→ PROBLEM DETAILS:
Reproduce the section of the listing that begins at the line containing "Reproduce this chart with matplotlib." and finishes at the line containing "import matplotlib.pyplot as plt". Include both end lines and nothing beyond them.

(Source code of charts)
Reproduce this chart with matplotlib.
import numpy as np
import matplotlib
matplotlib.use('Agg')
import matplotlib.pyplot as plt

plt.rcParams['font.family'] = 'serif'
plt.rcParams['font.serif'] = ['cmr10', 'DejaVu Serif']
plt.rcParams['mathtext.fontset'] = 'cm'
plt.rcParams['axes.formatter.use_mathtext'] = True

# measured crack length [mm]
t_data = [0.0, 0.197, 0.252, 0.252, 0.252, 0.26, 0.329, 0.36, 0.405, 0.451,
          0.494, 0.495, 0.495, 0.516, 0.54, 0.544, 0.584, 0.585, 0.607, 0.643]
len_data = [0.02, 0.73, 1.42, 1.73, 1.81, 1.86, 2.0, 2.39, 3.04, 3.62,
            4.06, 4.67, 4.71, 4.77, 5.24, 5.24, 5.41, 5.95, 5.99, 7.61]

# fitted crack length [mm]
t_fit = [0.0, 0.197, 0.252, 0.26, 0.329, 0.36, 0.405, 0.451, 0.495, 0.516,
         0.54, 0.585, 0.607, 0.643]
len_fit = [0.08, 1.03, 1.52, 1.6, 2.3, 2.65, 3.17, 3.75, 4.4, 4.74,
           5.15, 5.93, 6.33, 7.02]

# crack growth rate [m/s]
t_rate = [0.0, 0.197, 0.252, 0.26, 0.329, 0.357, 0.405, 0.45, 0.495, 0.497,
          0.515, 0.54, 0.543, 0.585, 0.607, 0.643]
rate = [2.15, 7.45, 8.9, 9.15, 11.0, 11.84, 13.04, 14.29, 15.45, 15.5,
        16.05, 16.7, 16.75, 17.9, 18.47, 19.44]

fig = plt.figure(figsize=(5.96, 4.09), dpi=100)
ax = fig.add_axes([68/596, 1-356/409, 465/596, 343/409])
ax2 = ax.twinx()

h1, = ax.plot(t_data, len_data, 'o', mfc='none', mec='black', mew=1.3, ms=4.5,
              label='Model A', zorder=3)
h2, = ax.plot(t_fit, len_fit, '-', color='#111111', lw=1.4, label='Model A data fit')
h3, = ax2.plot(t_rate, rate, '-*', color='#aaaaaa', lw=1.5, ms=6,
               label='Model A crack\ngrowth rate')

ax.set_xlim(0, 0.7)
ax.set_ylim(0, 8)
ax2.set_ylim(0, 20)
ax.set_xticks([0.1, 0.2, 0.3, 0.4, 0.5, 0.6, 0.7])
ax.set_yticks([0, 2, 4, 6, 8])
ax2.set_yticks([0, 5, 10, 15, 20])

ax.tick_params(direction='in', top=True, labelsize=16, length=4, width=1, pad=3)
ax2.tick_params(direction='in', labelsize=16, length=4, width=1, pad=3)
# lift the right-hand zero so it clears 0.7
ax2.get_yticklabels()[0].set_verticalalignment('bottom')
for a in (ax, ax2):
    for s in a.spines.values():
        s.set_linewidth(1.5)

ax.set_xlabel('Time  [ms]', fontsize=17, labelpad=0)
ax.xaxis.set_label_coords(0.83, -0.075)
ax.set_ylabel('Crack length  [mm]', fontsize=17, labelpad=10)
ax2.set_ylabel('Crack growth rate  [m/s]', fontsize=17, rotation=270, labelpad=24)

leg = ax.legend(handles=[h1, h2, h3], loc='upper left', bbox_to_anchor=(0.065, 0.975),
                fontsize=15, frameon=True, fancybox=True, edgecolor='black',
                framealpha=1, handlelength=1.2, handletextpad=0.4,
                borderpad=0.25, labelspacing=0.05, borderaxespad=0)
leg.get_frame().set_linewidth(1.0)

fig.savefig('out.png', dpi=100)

...

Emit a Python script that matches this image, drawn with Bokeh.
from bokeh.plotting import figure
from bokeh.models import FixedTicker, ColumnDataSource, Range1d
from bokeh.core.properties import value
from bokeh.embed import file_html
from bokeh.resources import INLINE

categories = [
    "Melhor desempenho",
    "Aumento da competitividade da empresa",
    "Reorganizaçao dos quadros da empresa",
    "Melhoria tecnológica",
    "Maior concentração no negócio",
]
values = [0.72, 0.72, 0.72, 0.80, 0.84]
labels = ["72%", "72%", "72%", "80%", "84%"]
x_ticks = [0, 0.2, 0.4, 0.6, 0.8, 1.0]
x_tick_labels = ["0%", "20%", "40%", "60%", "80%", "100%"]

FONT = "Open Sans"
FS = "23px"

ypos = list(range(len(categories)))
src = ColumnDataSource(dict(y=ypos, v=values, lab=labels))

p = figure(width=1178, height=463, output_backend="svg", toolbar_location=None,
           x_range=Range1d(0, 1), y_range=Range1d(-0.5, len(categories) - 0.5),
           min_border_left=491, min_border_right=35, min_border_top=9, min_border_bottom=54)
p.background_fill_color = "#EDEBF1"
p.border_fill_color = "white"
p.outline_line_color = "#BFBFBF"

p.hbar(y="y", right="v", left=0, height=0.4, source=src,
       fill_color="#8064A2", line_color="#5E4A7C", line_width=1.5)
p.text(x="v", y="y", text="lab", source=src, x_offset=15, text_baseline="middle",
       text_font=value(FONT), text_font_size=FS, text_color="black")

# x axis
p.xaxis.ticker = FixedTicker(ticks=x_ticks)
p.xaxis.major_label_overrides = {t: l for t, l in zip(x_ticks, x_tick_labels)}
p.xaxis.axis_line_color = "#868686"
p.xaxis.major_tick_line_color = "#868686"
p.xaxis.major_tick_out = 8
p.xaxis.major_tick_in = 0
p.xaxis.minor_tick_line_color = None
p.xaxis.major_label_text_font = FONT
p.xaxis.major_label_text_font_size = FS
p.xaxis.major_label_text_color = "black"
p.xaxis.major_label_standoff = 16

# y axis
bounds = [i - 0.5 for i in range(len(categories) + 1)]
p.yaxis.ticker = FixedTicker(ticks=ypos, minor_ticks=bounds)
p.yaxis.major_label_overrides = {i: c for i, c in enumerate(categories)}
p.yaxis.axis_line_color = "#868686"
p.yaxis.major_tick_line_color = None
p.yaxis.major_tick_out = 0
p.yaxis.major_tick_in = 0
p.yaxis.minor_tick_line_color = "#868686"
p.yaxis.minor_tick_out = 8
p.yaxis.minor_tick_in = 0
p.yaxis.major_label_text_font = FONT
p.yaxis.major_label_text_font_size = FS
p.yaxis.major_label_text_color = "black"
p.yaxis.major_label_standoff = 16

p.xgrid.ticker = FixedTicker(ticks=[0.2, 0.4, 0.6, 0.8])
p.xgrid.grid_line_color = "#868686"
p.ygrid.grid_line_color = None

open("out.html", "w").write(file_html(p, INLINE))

→ OUTPUT BELOW:
Reproduce this chart with matplotlib.
import numpy as np
import matplotlib
matplotlib.use('Agg')
import matplotlib.pyplot as plt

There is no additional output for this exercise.